• **EXERCISE TASK**
State the number of lines that include the string "this", and write nothing else.

(Entries taken from a collection)
........

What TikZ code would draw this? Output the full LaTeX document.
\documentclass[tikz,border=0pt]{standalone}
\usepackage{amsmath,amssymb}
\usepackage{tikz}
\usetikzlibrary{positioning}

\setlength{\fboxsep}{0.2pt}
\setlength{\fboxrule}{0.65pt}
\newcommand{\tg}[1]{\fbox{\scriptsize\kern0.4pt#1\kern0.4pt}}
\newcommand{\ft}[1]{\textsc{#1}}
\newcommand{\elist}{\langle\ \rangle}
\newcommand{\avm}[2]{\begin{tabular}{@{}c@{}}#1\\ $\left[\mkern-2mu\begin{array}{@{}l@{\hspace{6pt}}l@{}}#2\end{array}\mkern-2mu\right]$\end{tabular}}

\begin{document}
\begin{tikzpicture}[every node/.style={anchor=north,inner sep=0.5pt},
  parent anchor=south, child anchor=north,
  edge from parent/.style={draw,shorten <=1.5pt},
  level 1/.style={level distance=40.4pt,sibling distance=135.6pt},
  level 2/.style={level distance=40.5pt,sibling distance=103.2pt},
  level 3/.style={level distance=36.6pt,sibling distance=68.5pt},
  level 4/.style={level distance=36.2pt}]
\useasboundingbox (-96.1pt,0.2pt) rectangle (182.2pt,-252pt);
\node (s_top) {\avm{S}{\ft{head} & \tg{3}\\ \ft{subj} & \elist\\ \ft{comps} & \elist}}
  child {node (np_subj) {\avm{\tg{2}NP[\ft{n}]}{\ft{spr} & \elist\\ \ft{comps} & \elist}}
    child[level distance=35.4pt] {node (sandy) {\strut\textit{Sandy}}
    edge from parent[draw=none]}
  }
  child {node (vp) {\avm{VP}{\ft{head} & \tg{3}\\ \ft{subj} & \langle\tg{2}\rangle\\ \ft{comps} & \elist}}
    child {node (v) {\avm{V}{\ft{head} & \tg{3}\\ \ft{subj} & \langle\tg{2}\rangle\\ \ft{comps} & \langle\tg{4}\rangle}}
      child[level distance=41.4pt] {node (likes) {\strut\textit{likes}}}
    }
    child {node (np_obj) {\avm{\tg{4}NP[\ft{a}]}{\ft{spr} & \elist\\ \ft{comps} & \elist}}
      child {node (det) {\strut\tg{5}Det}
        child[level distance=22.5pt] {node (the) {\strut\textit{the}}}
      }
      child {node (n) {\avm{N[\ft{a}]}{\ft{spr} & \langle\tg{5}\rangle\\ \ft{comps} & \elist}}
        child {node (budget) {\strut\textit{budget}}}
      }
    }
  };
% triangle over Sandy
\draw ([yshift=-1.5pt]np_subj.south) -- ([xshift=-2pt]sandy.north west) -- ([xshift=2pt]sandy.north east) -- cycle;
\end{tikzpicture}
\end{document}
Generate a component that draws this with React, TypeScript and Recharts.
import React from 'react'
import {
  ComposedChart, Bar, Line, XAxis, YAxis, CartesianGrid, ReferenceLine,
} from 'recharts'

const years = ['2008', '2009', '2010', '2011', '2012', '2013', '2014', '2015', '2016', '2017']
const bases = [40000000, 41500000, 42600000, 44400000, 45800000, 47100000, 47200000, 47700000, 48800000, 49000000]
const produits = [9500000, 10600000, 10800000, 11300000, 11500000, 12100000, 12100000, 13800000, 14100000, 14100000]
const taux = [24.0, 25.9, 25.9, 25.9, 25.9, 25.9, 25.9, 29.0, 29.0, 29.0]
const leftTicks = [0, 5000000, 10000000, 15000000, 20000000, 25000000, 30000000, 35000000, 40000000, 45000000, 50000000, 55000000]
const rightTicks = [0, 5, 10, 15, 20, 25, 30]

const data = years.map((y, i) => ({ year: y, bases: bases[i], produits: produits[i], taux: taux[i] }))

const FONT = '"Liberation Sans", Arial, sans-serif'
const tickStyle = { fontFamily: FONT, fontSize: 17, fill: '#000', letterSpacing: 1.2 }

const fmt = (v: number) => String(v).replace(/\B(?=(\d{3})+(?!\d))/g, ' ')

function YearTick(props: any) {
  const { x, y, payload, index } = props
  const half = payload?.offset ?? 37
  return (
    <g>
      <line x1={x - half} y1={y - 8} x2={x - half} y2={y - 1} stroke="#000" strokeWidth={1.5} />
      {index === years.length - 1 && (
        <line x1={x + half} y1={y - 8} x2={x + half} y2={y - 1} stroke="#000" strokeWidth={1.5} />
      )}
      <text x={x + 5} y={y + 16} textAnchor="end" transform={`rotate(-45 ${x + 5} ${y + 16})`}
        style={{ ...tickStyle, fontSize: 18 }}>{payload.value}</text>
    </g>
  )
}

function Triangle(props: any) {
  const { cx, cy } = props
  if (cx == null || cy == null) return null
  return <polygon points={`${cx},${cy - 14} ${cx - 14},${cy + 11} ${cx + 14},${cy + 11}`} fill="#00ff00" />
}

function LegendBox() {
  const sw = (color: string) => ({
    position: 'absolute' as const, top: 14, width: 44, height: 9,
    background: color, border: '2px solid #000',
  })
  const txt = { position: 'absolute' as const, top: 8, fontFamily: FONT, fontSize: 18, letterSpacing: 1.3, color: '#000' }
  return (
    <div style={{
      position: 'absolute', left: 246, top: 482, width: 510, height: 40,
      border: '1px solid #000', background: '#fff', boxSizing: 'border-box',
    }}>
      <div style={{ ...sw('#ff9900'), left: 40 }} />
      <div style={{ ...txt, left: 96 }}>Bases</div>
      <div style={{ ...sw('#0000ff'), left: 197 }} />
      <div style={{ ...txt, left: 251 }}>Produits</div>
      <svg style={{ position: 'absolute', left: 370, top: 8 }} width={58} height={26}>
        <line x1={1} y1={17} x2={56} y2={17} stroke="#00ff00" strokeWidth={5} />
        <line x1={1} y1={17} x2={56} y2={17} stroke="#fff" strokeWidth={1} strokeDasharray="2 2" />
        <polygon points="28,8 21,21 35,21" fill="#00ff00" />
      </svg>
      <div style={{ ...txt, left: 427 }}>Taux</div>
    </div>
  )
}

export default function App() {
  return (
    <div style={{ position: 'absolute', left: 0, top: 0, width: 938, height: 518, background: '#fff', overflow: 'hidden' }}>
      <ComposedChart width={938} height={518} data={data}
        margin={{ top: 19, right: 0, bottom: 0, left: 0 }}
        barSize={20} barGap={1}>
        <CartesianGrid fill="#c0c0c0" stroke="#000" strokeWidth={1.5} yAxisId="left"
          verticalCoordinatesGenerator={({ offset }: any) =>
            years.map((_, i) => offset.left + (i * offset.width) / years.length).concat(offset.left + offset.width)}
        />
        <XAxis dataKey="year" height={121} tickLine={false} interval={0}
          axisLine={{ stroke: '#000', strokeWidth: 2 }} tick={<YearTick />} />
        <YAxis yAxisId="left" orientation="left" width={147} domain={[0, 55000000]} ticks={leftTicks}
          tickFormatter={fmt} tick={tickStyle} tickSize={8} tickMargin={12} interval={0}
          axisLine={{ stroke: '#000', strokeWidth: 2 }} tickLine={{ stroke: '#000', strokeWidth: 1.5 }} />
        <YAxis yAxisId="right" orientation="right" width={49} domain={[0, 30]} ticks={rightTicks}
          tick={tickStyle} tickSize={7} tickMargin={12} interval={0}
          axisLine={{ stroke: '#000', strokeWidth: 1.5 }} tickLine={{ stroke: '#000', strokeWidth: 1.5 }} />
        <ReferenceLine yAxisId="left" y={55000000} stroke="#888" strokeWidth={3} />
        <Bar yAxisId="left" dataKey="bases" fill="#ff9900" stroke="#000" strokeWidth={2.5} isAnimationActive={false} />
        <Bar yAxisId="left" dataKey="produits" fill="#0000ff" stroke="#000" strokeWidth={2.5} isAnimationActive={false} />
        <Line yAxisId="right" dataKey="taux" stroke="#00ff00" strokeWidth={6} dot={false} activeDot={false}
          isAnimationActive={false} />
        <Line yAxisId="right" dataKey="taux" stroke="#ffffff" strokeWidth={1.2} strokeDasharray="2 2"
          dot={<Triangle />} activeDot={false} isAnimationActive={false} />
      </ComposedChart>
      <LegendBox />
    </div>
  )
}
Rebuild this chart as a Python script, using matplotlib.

........

• **COMPLETE ANSWER**
3